Dogar, PCO judges took oath to save judicial system, SC told


ISLAMABAD – The lawyer for Justice (r) Abdul Hameed Dogar on Tuesday pleaded before the Supreme Court that his client had taken oath under the Provisional Constitutional Order (PCO) of November 3, 2007 to save the judicial system in the country.
A four-member larger bench of Justice Mahmood Akhtar Shahid Siddiqui, Justice Jawwad S Khawaja, Justice Khilji Arif Hussain and Justice Tariq Parvez was hearing contempt of court cases against the superior court judges who tool oath under the PCO in defiance of an SC restraining order of November 3, 2007.
The lawyer, Muhammad Ibrahim Satti, referred to a Supreme Court verdict of 2000 in the Syed Zafar Ali Shah case, saying his client and other judges who took oath under the PCO wanted to save the judicial system. Quoting a paragraph from the Zafar Ali Shah case verdict, Satti said, “En-bloc resignation means a complete chaos in the society”.
He said after the lifting of emergency on December 15, 2007, the constitution was restored and his client and other judges took fresh oaths under the constitution.
Justice Khawaja asked the lawyer to explain what was the need of issuance a new notification for appointments of PCO-judges before fresh oaths. Satti, however, said he would explain the matter after consultation.
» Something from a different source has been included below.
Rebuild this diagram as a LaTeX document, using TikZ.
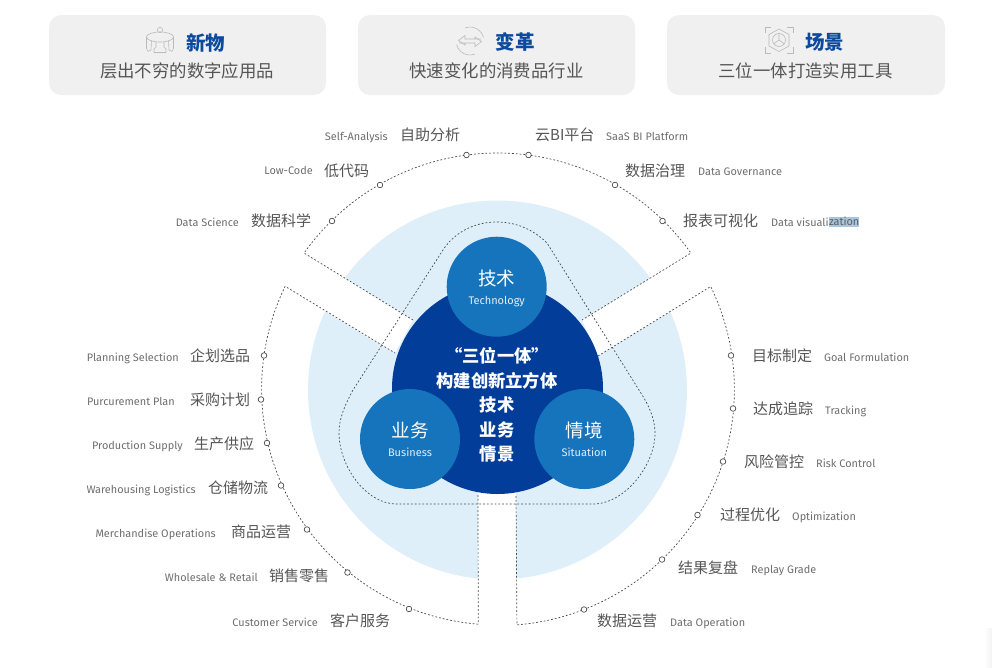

He said the notification about appointments of Justice Nasirul Mulk and Justice Mian Shakirullah Jan was issued on the recommendations of then chief justice Abdul Hameed Dogar. “Both the judges accepted him as the chief justice of Pakistan, as they took oaths from him, but on the other hand ,they were the judges who were signatory to a restraining order passed against proclamation of November 3 emergency,” he said.
Justice Khawaja said in the July 31, 2009, verdict, there was no mention of oaths but only a violation of the restraining order issued by the seven-judge bench.
Satti said in the Sindh High Court bar case, the Dogar-led court had persuaded Gen (r) Pervez Musharraf to shed his uniform and contest election as a civilian president. He said contempt notices could not be issued to fellow judges who were on equal footings with their peers.
He said a number of judges rendered unconditional apologies after the July 31, 2009, verdict, which were accepted by the court, but those who wanted to contest their cases were told that they had to face proceedings, which was not legitimate.
Justice Khawaja said it could be said of those judges who defied PCO steps, but not of a person who was pleading his case after his retirement. The proceedings were adjourned until today (Wednesday).